The Loss of the “Literary Man”

The headline is simple but does what it can to rattle the alarms:

screenshot of the online oped colum "the disappearance of literary men should worry everyone." The image features a cartoon of dinosaur bones in a museum made up to look like a man who is writing.

The Disappearance of Literary Men Should Worry Everyone.

The author spends a lot of the essay pointing out how the numbers and proportions of male/female students, writers, readers, etc. have changed over the decades. Yes, duh. They’ve dropped across the board.

Oh, how he longs for the days of Kerouac!

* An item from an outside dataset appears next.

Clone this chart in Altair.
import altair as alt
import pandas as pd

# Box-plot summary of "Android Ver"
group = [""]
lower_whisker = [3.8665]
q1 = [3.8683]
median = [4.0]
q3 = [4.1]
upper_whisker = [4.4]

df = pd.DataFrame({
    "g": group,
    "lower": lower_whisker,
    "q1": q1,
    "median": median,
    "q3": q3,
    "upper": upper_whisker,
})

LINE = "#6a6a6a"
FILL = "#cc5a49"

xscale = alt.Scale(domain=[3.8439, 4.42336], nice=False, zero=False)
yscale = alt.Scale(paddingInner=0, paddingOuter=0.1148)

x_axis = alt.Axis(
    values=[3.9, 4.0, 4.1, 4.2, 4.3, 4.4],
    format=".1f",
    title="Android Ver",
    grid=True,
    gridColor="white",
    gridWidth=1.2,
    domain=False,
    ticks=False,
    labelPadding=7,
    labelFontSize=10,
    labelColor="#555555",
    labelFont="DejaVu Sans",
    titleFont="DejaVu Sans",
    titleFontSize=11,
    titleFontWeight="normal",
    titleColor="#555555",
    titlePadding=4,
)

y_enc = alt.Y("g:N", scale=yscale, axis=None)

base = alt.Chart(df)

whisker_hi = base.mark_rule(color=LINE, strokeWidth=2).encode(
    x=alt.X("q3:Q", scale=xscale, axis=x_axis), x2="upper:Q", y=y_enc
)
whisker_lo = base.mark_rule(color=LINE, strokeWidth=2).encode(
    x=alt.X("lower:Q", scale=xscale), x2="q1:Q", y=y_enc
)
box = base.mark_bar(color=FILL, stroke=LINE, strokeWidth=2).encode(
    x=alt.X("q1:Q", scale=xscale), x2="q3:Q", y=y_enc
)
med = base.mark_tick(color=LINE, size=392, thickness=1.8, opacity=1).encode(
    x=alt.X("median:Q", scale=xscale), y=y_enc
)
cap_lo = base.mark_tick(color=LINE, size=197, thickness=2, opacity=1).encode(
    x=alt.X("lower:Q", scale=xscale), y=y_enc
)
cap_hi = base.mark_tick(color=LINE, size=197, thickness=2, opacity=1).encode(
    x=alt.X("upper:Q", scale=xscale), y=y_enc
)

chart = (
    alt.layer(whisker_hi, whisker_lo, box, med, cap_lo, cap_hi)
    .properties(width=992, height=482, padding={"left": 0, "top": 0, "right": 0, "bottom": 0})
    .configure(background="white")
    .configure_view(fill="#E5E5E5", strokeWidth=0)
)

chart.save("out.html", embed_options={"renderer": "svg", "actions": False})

But the deeper idea is one that I’ve been messing around with for a while: people don’t read, which means they don’t know how to read, which means they don’t know how to distill the media they do consume. Media literacy is at an all time low.

And, with the loss of reading comes a hit to empathy. Reading literature helps you understand people who are outside of yourself – something key in a world that is perpetually divisive. Do you know how to talk to your neighbor?

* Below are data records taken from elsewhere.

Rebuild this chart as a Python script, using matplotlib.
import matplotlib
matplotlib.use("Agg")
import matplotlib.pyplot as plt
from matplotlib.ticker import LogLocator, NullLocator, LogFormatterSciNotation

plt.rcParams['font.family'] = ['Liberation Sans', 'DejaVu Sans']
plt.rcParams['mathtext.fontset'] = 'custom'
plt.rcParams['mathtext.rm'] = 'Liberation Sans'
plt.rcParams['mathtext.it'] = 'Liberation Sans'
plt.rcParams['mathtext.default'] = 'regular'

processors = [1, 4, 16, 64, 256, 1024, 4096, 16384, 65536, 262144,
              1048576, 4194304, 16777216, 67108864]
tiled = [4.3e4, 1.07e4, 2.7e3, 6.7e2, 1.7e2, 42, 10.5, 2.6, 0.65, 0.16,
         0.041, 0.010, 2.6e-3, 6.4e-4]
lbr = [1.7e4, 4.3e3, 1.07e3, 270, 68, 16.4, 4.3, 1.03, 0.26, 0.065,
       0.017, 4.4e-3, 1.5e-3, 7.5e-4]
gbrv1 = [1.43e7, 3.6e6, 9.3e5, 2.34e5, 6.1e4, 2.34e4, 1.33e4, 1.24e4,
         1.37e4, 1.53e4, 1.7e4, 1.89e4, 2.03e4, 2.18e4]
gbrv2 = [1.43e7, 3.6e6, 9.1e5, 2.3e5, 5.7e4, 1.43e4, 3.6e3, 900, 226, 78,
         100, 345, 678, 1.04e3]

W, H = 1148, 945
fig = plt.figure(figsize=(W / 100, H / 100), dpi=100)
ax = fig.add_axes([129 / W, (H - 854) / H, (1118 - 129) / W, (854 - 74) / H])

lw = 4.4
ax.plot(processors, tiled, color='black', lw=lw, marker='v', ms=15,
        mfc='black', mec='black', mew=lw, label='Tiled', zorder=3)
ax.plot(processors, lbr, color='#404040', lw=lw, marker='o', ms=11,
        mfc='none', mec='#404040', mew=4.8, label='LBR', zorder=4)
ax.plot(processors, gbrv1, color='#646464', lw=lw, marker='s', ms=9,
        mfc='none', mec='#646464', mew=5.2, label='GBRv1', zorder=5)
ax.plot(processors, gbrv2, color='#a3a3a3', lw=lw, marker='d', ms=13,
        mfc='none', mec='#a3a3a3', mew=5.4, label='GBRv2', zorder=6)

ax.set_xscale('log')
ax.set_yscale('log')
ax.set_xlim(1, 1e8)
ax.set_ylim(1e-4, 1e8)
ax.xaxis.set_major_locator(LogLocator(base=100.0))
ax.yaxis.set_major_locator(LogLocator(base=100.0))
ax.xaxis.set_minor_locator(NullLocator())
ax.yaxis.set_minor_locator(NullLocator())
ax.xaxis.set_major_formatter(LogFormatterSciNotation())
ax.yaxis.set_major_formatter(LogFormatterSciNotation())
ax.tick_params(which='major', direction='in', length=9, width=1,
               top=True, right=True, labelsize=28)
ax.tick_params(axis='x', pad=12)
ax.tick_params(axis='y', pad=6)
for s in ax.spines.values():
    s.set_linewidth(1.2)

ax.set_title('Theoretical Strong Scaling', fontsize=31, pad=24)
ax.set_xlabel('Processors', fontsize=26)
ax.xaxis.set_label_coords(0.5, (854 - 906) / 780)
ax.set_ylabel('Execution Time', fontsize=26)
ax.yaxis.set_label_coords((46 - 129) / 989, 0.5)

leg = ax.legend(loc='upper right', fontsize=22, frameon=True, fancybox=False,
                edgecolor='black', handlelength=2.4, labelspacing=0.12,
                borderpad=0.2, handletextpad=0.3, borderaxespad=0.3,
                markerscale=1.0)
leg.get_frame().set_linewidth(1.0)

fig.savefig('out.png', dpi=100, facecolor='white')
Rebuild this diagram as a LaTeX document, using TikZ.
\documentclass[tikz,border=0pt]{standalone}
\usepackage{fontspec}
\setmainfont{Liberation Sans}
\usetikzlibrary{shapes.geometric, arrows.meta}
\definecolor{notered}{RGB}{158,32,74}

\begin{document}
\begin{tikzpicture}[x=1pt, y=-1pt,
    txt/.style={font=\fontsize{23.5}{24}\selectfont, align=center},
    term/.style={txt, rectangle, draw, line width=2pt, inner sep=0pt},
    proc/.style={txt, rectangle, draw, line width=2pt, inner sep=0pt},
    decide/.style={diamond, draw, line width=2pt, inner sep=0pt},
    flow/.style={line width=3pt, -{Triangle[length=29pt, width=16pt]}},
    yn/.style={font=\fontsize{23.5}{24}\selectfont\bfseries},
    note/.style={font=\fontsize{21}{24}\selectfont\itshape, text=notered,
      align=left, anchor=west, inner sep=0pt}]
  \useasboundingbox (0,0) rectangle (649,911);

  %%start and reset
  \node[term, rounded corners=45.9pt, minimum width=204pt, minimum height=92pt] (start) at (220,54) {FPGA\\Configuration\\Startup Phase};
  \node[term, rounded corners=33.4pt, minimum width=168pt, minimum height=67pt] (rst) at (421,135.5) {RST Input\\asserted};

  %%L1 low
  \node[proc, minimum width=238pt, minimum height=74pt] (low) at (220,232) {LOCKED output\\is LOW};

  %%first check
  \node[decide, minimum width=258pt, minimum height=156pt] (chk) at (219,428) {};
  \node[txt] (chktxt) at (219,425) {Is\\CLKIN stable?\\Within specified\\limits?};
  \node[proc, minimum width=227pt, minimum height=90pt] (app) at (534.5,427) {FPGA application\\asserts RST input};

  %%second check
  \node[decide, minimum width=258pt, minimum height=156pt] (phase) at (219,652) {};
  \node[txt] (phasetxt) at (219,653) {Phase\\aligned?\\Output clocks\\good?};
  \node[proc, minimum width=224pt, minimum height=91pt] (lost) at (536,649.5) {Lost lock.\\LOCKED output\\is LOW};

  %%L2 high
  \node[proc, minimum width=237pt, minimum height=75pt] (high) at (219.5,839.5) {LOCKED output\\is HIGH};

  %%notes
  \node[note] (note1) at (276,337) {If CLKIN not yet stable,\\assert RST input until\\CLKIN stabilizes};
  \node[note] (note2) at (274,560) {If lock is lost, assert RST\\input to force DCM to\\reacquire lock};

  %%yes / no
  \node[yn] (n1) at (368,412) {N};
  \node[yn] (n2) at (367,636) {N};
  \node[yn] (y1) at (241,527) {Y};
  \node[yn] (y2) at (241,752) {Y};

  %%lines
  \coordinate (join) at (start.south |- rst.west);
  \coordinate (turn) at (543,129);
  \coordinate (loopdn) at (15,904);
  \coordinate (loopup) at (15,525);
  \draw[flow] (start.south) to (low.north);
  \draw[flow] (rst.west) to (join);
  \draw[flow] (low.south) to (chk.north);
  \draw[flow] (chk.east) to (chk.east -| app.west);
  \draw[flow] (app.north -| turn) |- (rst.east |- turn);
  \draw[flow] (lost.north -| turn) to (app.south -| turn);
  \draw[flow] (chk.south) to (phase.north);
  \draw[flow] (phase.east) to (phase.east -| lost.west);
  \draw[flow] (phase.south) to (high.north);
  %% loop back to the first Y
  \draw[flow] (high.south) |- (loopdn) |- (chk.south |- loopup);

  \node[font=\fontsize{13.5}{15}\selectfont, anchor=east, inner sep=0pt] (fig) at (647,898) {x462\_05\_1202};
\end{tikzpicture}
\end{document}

In the postmortem to the election the left wondered where their Joe Rogan was? Why didn’t they have a media environment they could use to disperse their rhetoric? Whatever problems the Democrats think they have, a podcast isn’t going to fix it.

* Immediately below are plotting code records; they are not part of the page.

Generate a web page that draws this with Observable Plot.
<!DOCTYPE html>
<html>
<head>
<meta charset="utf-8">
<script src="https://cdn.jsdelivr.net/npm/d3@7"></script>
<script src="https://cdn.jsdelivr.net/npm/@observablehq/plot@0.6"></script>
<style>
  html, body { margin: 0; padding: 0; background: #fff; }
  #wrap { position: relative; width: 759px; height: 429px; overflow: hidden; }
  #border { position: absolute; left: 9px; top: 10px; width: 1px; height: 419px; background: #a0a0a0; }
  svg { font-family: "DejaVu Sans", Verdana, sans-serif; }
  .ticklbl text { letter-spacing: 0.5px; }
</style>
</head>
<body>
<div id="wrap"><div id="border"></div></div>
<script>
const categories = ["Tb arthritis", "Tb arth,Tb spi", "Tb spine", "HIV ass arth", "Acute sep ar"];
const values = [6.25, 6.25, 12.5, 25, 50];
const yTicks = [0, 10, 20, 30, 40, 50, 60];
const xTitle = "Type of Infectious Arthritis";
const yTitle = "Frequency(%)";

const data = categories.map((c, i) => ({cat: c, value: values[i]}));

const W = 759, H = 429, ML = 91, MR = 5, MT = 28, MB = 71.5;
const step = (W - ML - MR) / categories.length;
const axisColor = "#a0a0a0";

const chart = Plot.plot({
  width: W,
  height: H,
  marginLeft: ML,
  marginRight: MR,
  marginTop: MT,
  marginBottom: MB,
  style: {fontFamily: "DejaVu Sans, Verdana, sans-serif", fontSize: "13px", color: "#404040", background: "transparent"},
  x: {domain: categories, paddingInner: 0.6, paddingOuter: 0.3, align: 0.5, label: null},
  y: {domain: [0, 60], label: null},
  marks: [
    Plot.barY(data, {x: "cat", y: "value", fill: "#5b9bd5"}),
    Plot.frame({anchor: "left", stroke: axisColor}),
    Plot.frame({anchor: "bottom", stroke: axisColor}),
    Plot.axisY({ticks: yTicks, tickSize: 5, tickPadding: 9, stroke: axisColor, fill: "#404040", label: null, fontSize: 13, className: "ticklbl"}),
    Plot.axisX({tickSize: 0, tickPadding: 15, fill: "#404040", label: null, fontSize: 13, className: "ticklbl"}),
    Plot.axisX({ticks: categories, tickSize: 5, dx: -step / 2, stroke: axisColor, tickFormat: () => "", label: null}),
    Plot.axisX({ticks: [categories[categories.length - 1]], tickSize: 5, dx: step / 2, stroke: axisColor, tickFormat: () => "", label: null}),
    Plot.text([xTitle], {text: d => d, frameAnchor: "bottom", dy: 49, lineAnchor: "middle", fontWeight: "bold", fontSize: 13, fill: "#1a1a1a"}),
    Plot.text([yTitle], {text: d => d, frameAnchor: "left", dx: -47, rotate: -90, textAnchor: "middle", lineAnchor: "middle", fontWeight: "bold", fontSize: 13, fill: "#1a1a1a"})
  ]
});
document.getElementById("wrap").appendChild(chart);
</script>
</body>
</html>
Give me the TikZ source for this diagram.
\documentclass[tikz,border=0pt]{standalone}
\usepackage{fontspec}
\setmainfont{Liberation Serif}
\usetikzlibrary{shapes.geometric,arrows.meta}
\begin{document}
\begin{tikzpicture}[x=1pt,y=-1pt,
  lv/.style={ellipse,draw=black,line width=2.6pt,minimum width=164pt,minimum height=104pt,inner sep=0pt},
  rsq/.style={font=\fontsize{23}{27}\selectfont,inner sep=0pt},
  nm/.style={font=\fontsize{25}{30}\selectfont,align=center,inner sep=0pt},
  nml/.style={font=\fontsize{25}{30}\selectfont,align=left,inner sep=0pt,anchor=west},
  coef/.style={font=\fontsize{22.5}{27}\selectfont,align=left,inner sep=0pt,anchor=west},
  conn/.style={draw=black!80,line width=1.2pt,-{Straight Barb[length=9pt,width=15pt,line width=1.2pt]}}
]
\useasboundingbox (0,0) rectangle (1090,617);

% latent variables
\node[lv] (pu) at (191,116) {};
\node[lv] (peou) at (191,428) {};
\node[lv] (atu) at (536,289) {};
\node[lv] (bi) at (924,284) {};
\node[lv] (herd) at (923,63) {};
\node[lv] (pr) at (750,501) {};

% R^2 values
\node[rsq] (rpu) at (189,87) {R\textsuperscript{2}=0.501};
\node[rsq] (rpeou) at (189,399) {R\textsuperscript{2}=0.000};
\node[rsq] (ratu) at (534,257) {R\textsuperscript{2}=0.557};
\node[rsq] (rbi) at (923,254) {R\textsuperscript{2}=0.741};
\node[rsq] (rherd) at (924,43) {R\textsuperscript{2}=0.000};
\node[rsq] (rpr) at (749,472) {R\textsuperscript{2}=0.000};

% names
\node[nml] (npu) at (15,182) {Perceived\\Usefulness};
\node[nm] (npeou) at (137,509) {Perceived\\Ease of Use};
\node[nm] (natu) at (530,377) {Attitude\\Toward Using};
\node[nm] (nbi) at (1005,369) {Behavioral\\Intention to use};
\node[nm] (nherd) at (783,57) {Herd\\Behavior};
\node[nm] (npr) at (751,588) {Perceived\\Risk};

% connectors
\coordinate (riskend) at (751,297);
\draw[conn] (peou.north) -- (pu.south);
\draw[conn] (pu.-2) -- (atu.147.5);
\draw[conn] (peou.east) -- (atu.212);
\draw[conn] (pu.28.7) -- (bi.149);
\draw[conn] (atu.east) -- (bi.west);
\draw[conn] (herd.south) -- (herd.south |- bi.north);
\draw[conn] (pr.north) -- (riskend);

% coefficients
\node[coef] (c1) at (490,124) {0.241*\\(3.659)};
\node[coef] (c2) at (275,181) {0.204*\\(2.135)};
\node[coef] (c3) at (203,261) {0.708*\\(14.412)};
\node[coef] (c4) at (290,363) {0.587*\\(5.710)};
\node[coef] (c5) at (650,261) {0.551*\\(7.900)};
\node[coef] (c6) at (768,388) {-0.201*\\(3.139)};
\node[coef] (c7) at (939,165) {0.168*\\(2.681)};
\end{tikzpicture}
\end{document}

The problem is, unfortunately, deeper.

Young men nowadays look to online outlets for their cues on how they should act. Consuming a video, even one with captions, comes at the brain in a vastly different way than how one reads a book. But reading is difficult, it isn’t inherent, and is a wholly isolated experience. So how do we sell the idea of reading more, and reading better, to a generation that seems more fixated on social media connections?